The Tillies preach manifestation, radical empathy, and the idea of “twin flames”. For those who are unfamiliar with the term, “twin flames” are two people sharing the same soul, destined for an intense, almost gravitational connection. For Charlie and Julia, their relationship could literally save the world or destroy it. That sounds extreme, but that’s exactly the story Wishful Thinking tells.

When Charlie and Julia are in sync, life blooms. Careers take off, plants thrive, the world feels oddly cooperative. But when they fracture, reality fractures with them. Objects break. Opportunities collapse. The world itself begins to tilt toward chaos. Their love isn’t just personal anymore, it’s apocalyptic.

A Devastating Exploration Of Love And Loss…

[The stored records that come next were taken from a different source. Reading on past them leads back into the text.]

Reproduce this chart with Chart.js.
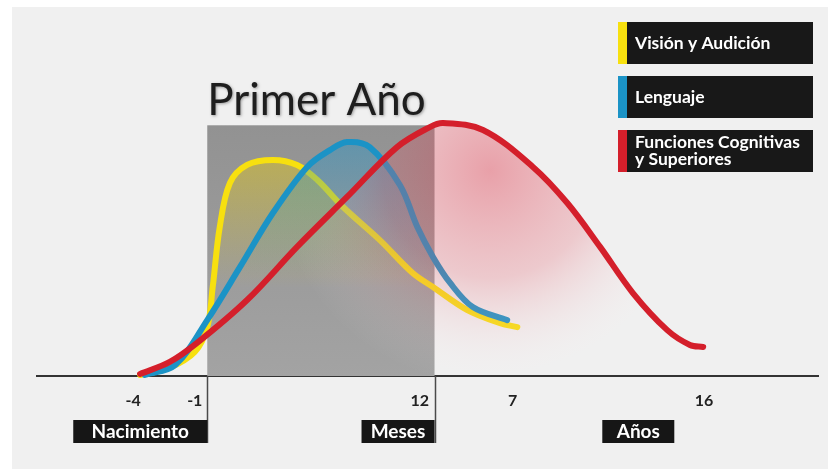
<!DOCTYPE html>
<html>
<head>
<meta charset="utf-8">
<script src="https://cdn.jsdelivr.net/npm/chart.js@4"></script>
<style>
  html, body { margin: 0; padding: 0; background: #ffffff; }
  #wrap { width: 828px; height: 469px; }
</style>
</head>
<body>
<div id="wrap"><canvas id="c" width="828" height="469"></canvas></div>
<script>
// ---------- DATA (positions on a 0–100 timeline axis) ----------
const tickLabels    = ['-4', '-1', '12', '7', '16'];
const tickPositions = [12.3, 20.2, 49.0, 60.9, 85.4];

const periodBounds  = [21.8, 50.9];          // Nacimiento .. fin del primer año
const periodTitle   = 'Primer Año';
const unitLabels    = ['Nacimiento', 'Meses', 'Años'];
const unitLabelEnds = [21.8, 50.9, 81.6];

const seriesNames = ['Visión y Audición', 'Lenguaje', 'Funciones Cognitivas\ny Superiores'];

const visionX = [13.2, 16.9, 20.2, 21.8, 22.5, 23.4, 24.7, 26.9, 30.2, 33.3, 35.9, 39.2, 43.9, 48.1, 50.7, 55.1, 59.3, 61.5];
const visionY = [0.4, 3.2, 9.6, 19.5, 35.5, 59.4, 77.0, 84.2, 86.2, 84.2, 78.2, 67.4, 54.2, 41.1, 35.5, 26.3, 21.1, 19.5];

const lenguajeX = [13.8, 17.7, 21.8, 26.0, 30.2, 34.6, 37.5, 39.7, 42.6, 46.5, 48.7, 50.7, 52.9, 55.8, 60.2];
const lenguajeY = [0.4, 4.4, 22.3, 43.5, 65.0, 83.4, 90.1, 93.3, 91.3, 76.0, 59.4, 47.5, 37.1, 27.5, 22.3];

const cognitX = [13.2, 17.0, 20.5, 26.9, 33.3, 39.7, 46.1, 50.3, 52.0, 57.1, 63.5, 67.9, 72.1, 76.3, 80.7, 83.6, 85.3];
const cognitY = [0.8, 5.6, 13.2, 30.3, 51.5, 71.4, 91.3, 99.3, 100.9, 98.1, 83.4, 69.0, 51.5, 33.1, 18.3, 12.4, 11.6];

const periodTop = 100;   // top of the "Primer Año" band (y value)

// ---------- helpers ----------
const zip = (xs, ys) => xs.map((x, i) => ({ x: x, y: ys[i] }));
const FONT = 'Lato, "Open Sans", "DejaVu Sans", sans-serif';

function vGrad(chart, topVal, botVal, c0, c1) {
  const { ctx, chartArea, scales } = chart;
  if (!chartArea) return c1;
  const g = ctx.createLinearGradient(0, scales.y.getPixelForValue(topVal), 0, scales.y.getPixelForValue(botVal));
  g.addColorStop(0, c0);
  g.addColorStop(1, c1);
  return g;
}
function rGrad(chart, cx, cy, r) {
  const { ctx, chartArea, scales } = chart;
  if (!chartArea) return 'rgba(0,0,0,0)';
  const px = scales.x.getPixelForValue(cx), py = scales.y.getPixelForValue(cy);
  const g = ctx.createRadialGradient(px, py, 0, px, py, r);
  g.addColorStop(0, 'rgba(222,50,70,0.42)');
  g.addColorStop(0.5, 'rgba(228,90,105,0.26)');
  g.addColorStop(1, 'rgba(255,255,255,0)');
  return g;
}

// ---------- decoration plugin ----------
const deco = {
  id: 'deco',
  beforeDraw(chart) {
    const c = chart.ctx;
    c.save();
    c.fillStyle = '#ffffff';
    c.fillRect(0, 0, chart.width, chart.height);
    c.fillStyle = '#f0f0f0';
    c.fillRect(12, 7, chart.width - 12, chart.height - 7);
    c.restore();
  },
  beforeDatasetsDraw(chart) {
    const c = chart.ctx, xs = chart.scales.x, ys = chart.scales.y;
    const x0 = xs.getPixelForValue(periodBounds[0]);
    const x1 = xs.getPixelForValue(periodBounds[1]);
    const yt = ys.getPixelForValue(periodTop);
    const yb = ys.getPixelForValue(0);
    c.save();
    const g = c.createLinearGradient(0, yt, 0, yb);
    g.addColorStop(0, '#929292');
    g.addColorStop(1, '#a3a3a3');
    c.fillStyle = g;
    c.fillRect(x0, yt, x1 - x0, yb - yt);
    // title
    c.font = '44px ' + FONT;
    c.fillStyle = '#1e1e1e';
    c.shadowColor = 'rgba(0,0,0,0.35)';
    c.shadowBlur = 3;
    c.shadowOffsetX = 1;
    c.shadowOffsetY = 1;
    c.textBaseline = 'alphabetic';
    c.textAlign = 'left';
    c.fillText(periodTitle, x0, yt - 10);
    c.restore();
  },
  afterDraw(chart) {
    const c = chart.ctx, xs = chart.scales.x, ys = chart.scales.y;
    const yb = ys.getPixelForValue(0);
    c.save();
    // boundary lines under the axis
    c.strokeStyle = '#4a4a4a';
    c.lineWidth = 1.5;
    periodBounds.forEach(v => {
      const px = Math.round(xs.getPixelForValue(v)) + 0.5;
      c.beginPath();
      c.moveTo(px, yb);
      c.lineTo(px, 443);
      c.stroke();
    });
    // unit label boxes
    const widths = [134, 73, 72];
    c.font = 'bold 19px ' + FONT;
    c.textBaseline = 'middle';
    c.textAlign = 'center';
    unitLabels.forEach((t, i) => {
      const right = xs.getPixelForValue(unitLabelEnds[i]);
      const left = right - widths[i];
      c.fillStyle = '#161616';
      c.fillRect(left, 420, widths[i], 23);
      c.fillStyle = '#ffffff';
      c.fillText(t, left + widths[i] / 2, 432);
    });
    // legend
    const tops = [22, 76, 130];
    chart.data.datasets.forEach((ds, i) => {
      const top = tops[i], h = 42;
      c.fillStyle = ds.borderColor;
      c.fillRect(618, top, 9, h);
      c.fillStyle = '#181818';
      c.fillRect(627, top, 186, h);
      c.fillStyle = '#ffffff';
      c.font = 'bold 17.5px ' + FONT;
      c.textAlign = 'left';
      c.textBaseline = 'middle';
      const lines = ds.label.split('\n');
      const lh = 17;
      lines.forEach((ln, k) => {
        c.fillText(ln, 635, top + h / 2 + (k - (lines.length - 1) / 2) * lh);
      });
    });
    c.restore();
  }
};

const common = {
  borderWidth: 6,
  pointRadius: 0,
  pointHoverRadius: 0,
  tension: 0.35,
  borderCapStyle: 'round',
  borderJoinStyle: 'round',
  clip: false,
  fill: 'origin'
};

new Chart(document.getElementById('c'), {
  type: 'line',
  data: {
    datasets: [
      Object.assign({}, common, {
        label: seriesNames[0],
        data: zip(visionX, visionY),
        borderColor: '#f7e00f',
        backgroundColor: ctx => vGrad(ctx.chart, 88, 35, 'rgba(235,205,10,0.45)', 'rgba(235,205,10,0)'),
        order: 3
      }),
      Object.assign({}, common, {
        label: seriesNames[1],
        data: zip(lenguajeX, lenguajeY),
        borderColor: '#1b93c6',
        backgroundColor: ctx => vGrad(ctx.chart, 94, 40, 'rgba(30,150,205,0.42)', 'rgba(30,150,205,0)'),
        order: 2
      }),
      Object.assign({}, common, {
        label: seriesNames[2],
        data: zip(cognitX, cognitY),
        borderColor: '#d41f2b',
        backgroundColor: ctx => rGrad(ctx.chart, 58, 82, 215),
        order: 1
      })
    ]
  },
  options: {
    responsive: false,
    animation: false,
    devicePixelRatio: 1,
    layout: { padding: { left: 37, right: 10, top: 25, bottom: 0 } },
    plugins: { legend: { display: false }, tooltip: { enabled: false }, title: { display: false } },
    scales: {
      x: {
        type: 'linear',
        min: 0,
        max: 100,
        grid: { display: false, drawTicks: false },
        border: { display: true, color: '#333333', width: 2 },
        afterBuildTicks: s => { s.ticks = tickPositions.map(v => ({ value: v })); },
        afterFit: s => { s.height = 93; },
        ticks: {
          autoSkip: false,
          maxRotation: 0,
          padding: 15,
          color: '#222222',
          font: { family: FONT, size: 16, weight: 'bold' },
          callback: v => {
            const i = tickPositions.indexOf(v);
            return i >= 0 ? tickLabels[i] : '';
          }
        }
      },
      y: {
        type: 'linear',
        min: 0,
        max: 140,
        display: false
      }
    }
  },
  plugins: [deco]
});
</script>
</body>
</html>
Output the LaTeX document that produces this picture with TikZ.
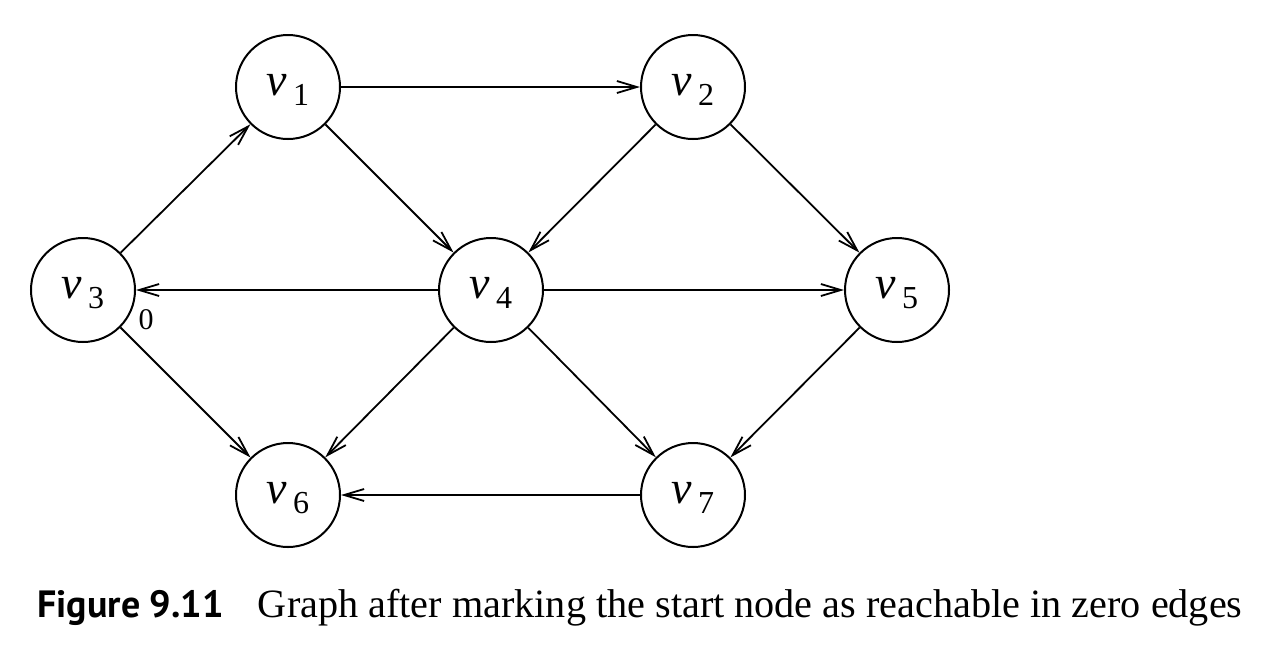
\documentclass[tikz,border=0pt]{standalone}
\usepackage{fontspec}
\setmainfont{Liberation Serif}
\newfontfamily\capsans{PT Sans}
\usetikzlibrary{arrows.meta}
\newcommand{\vlab}[1]{\raisebox{-4pt}[10pt][10pt]{{\fontsize{23}{23}\selectfont\itshape v}\hspace{3pt}\raisebox{-5pt}{\fontsize{16}{16}\selectfont #1}}}
\tikzset{
  vert/.style={draw, circle, line width=1pt, minimum size=52pt, inner sep=0pt},
  edge/.style={line width=0.9pt, -{Straight Barb[length=10pt,width=6pt,line width=0.9pt]}},
}
\begin{document}
\begin{tikzpicture}[x=0.5pt,y=-0.5pt]
\useasboundingbox (0,0) rectangle (1263,670);
\node[vert] (v1) at (288,87) {\vlab{1}};
\node[vert] (v2) at (693,87) {\vlab{2}};
\node[vert] (v3) at (83,290) {\vlab{3}};
\node[vert] (v4) at (491,290) {\vlab{4}};
\node[vert] (v5) at (897,290) {\vlab{5}};
\node[vert] (v6) at (288,495) {\vlab{6}};
\node[vert] (v7) at (693,495) {\vlab{7}};
\node (zero) at (146,320) {\fontsize{15}{15}\selectfont 0};
\draw[edge] (v1) -- (v2);
\draw[edge] (v1) -- (v4);
\draw[edge] (v2) -- (v4);
\draw[edge] (v2) -- (v5);
\draw[edge] (v3) -- (v1);
\draw[edge] (v3) -- (v6);
\draw[edge] (v4) -- (v3);
\draw[edge] (v4) -- (v5);
\draw[edge] (v4) -- (v6);
\draw[edge] (v4) -- (v7);
\draw[edge] (v5) -- (v7);
\draw[edge] (v7) -- (v6);
\node[anchor=base west, inner sep=0pt] (cap) at (37,617) {{\capsans\bfseries\fontsize{19}{19}\selectfont Figure 9.11}\hspace{17pt}{\fontsize{20.1}{20.1}\selectfont Graph after marking the start node as reachable in zero edges}};
\end{tikzpicture}
\end{document}
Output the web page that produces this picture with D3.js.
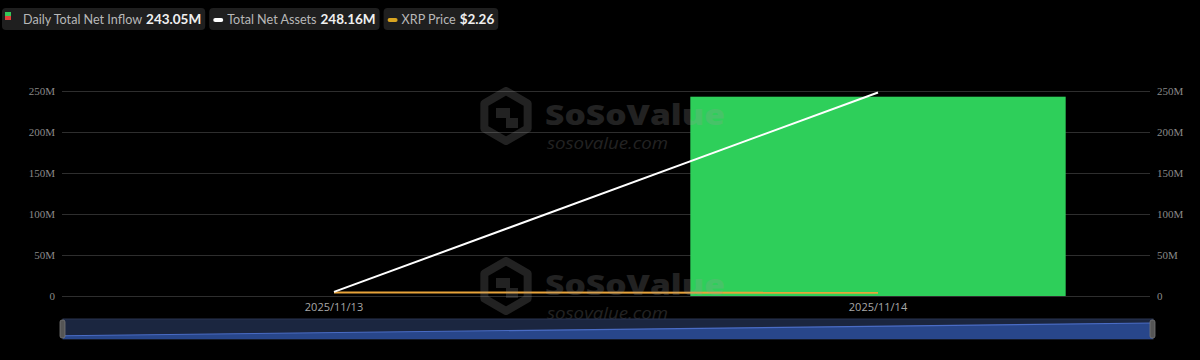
<!DOCTYPE html>
<html>
<head>
<meta charset="utf-8">
<script src="https://cdn.jsdelivr.net/npm/d3@7"></script>
<style>
  html, body { margin: 0; padding: 0; background: #000; }
  svg { display: block; }
</style>
</head>
<body>
<svg id="chart" width="1200" height="360"></svg>
<script>
// ---- data ----
const dates = ["2025/11/13", "2025/11/14"];
const netInflow = [0, 243.05e6];
const totalNetAssets = [5.0e6, 248.16e6];
const xrpPrice = [2.33, 2.26];
const yTicks = [0, 50e6, 100e6, 150e6, 200e6, 250e6];
const yTickLabels = ["0", "50M", "100M", "150M", "200M", "250M"];
const legendItems = [
  { name: "Daily Total Net Inflow", value: "243.05M", type: "bar" },
  { name: "Total Net Assets", value: "248.16M", type: "white" },
  { name: "XRP Price", value: "$2.26", type: "orange" }
];

(function () {
const svg = d3.select("#chart");
const pLeft = 62, pRight = 1150, pTop = 91, pBottom = 296;

const x = d3.scaleBand().domain(dates).range([pLeft, pRight]).padding(0);
const y = d3.scaleLinear().domain([0, 250e6]).range([pBottom, pTop]);
const yPrice = d3.scaleLinear().domain([0, 140]).range([pBottom, pTop]);

// gridlines
const gGrid = svg.append("g");
gGrid.selectAll("line").data(yTicks).join("line")
  .attr("x1", pLeft).attr("x2", pRight)
  .attr("y1", d => Math.round(y(d)) + 0.5).attr("y2", d => Math.round(y(d)) + 0.5)
  .attr("stroke", "#2e2e2e").attr("stroke-width", 1);

// axis labels
const axisFont = "'Liberation Serif', 'DejaVu Serif', serif";
const leftAxis = d3.axisLeft(y).tickValues(yTicks).tickFormat((d, i) => yTickLabels[i]).tickSize(0).tickPadding(7);
const gL = svg.append("g").attr("transform", `translate(${pLeft},0)`).call(leftAxis);
gL.select(".domain").remove();
gL.selectAll("text").attr("fill", "#8a8a8a").style("font-family", axisFont).style("font-size", "11px");

const rightAxis = d3.axisRight(y).tickValues(yTicks).tickFormat((d, i) => yTickLabels[i]).tickSize(0).tickPadding(7);
const gR = svg.append("g").attr("transform", `translate(${pRight},0)`).call(rightAxis);
gR.select(".domain").remove();
gR.selectAll("text").attr("fill", "#8a8a8a").style("font-family", axisFont).style("font-size", "11px");

const xAxis = d3.axisBottom(x).tickSize(0).tickPadding(7);
const gX = svg.append("g").attr("transform", `translate(0,${pBottom})`).call(xAxis);
gX.select(".domain").remove();
gX.selectAll("text").attr("fill", "#a8a8a8").style("font-family", "'Open Sans', sans-serif").style("font-size", "11px");

// bars
const barW = x.bandwidth() * 0.69;
svg.append("g").selectAll("rect").data(dates.map((d, i) => ({ d, v: netInflow[i] })).filter(o => o.v !== 0)).join("rect")
  .attr("x", o => x(o.d) + (x.bandwidth() - barW) / 2)
  .attr("width", barW)
  .attr("y", o => y(Math.max(0, o.v)))
  .attr("height", o => Math.abs(y(0) - y(o.v)))
  .attr("fill", o => o.v >= 0 ? "#2ecf5a" : "#e0403a");

// lines
const cx = d => x(d) + x.bandwidth() / 2;
svg.append("path")
  .datum(dates.map((d, i) => [cx(d), yPrice(xrpPrice[i])]))
  .attr("d", d3.line())
  .attr("fill", "none").attr("stroke", "#e8a33a").attr("stroke-width", 2);
svg.append("path")
  .datum(dates.map((d, i) => [cx(d), y(totalNetAssets[i])]))
  .attr("d", d3.line())
  .attr("fill", "none").attr("stroke", "#ffffff").attr("stroke-width", 2);

// watermarks
function watermark(cxp, cyp) {
  const g = svg.append("g").attr("opacity", 0.22).attr("pointer-events", "none");
  const r = 25;
  const hex = d3.range(6).map(k => {
    const a = Math.PI / 3 * k - Math.PI / 2;
    return [cxp - 96 + r * Math.cos(a), cyp + r * Math.sin(a)];
  });
  g.append("path").attr("d", "M" + hex.join("L") + "Z")
    .attr("fill", "none").attr("stroke", "#9a9a9a").attr("stroke-width", 8).attr("stroke-linejoin", "round");
  g.append("path")
    .attr("d", `M${cxp - 106},${cyp - 8} h14 v10 h8 v10 h-12 v-10 h-10 z`)
    .attr("fill", "#9a9a9a");
  g.append("text").attr("x", cxp - 57).attr("y", cyp + 9)
    .text("SoSoValue").attr("fill", "#9a9a9a")
    .style("font-family", "'Open Sans', sans-serif").style("font-weight", "800").style("font-size", "29px")
    .attr("textLength", 180).attr("lengthAdjust", "spacingAndGlyphs");
  g.append("text").attr("x", cxp - 55).attr("y", cyp + 33)
    .text("sosovalue.com").attr("fill", "#9a9a9a")
    .style("font-family", "'Open Sans', sans-serif").style("font-style", "italic").style("font-size", "16px")
    .attr("textLength", 121).attr("lengthAdjust", "spacingAndGlyphs");
}
watermark(602, 116);
watermark(602, 286);

// data zoom slider
const sL = 63, sR = 1153, sT = 319, sB = 339;
svg.append("rect").attr("x", sL).attr("y", sT).attr("width", sR - sL).attr("height", sB - sT)
  .attr("fill", "#1b2640").attr("stroke", "#2a3550").attr("stroke-width", 1);
const sx = d3.scalePoint().domain(dates).range([sL, sR]);
const sy = d3.scaleLinear().domain([0, 248.16e6]).range([sB - 3, sT + 4]);
svg.append("path")
  .datum(dates.map((d, i) => [sx(d), sy(totalNetAssets[i])]))
  .attr("d", d3.area().y0(sB).y1(d => d[1]).x(d => d[0]))
  .attr("fill", "#2a4a92").attr("opacity", 0.9);
svg.append("path")
  .datum(dates.map((d, i) => [sx(d), sy(totalNetAssets[i])]))
  .attr("d", d3.line())
  .attr("fill", "none").attr("stroke", "#4a6cc4").attr("stroke-width", 1.2);
[sL, sR].forEach(hx => {
  svg.append("rect").attr("x", hx - 3).attr("y", sT + 1).attr("width", 5).attr("height", sB - sT - 2)
    .attr("rx", 2).attr("fill", "#555").attr("stroke", "#777").attr("stroke-width", 0.8);
});

// legend
const lg = svg.append("g");
let lx = 2;
legendItems.forEach(it => {
  const g = lg.append("g");
  const textOff = it.type === "bar" ? 21 : 18;
  const t1 = g.append("text").attr("x", lx + textOff).attr("y", 24).text(it.name)
    .attr("fill", "#b8b8b8").style("font-family", "Lato, sans-serif").style("font-size", "12.6px");
  const w1 = t1.node().getComputedTextLength();
  const t2 = g.append("text").attr("x", lx + textOff + w1 + 4).attr("y", 24).text(it.value)
    .attr("fill", "#f0f0f0").style("font-family", "Lato, sans-serif").style("font-weight", "700").style("font-size", "13.5px");
  const w2 = t2.node().getComputedTextLength();
  const boxW = textOff + w1 + 4 + w2 + 4;
  g.insert("rect", "text").attr("x", lx).attr("y", 8).attr("width", boxW).attr("height", 22)
    .attr("rx", 4).attr("fill", "#1f1f1f");
  if (it.type === "bar") {
    g.append("rect").attr("x", lx + 3).attr("y", 12).attr("width", 6).attr("height", 4).attr("fill", "#35c759");
    g.append("rect").attr("x", lx + 3).attr("y", 16).attr("width", 6).attr("height", 4).attr("fill", "#e0403a");
  } else {
    g.append("rect").attr("x", lx + 4).attr("y", 18).attr("width", 10).attr("height", 4).attr("rx", 2)
      .attr("fill", it.type === "white" ? "#ffffff" : "#d9a521");
  }
  lx += boxW + 4;
});
})();
</script>
</body>
</html>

Wishful Thinking is a devastating exploration of love, loss, and the impossible question of what it really means to do right by someone. Yes, it plays with familiar ideas, the notion of loving someone enough to let them go, even when it hurts, but it reframes them through a surreal, sci-fi lens that makes those emotions feel fresh. 

The film lives and dies by its central duo, and thankfully, Lewis Pullman and Maya Hawke deliver something incredible. Their chemistry doesn’t just spark, it ricochets. The duo’s balancing act is incredibly effective. Every argument they have cuts deep, while every moment of tenderness feels earned. I found myself rooting for them, even as I realized that the relationship itself was the problem. 

The most devastating realization? It’s not “wrong person, wrong time.” It’s something far more haunting: the right person, wrong lifetime.

In the spirit of my personal favorite rom-com, My Best Friend’s Wedding, Wishful Thinking isn’t interested in giving you the ending you expect. It gives you the one that makes sense, even if it stings. And by the time the story reaches its conclusion, the heartbreak doesn’t feel cruel. It feels necessary.

This film is in my top 5 from SXSW because Wishful Thinking is the kind of film that lingers. It’s the kind of storytelling that makes you want to recommend it to your friends, giving you an excuse to watch it again.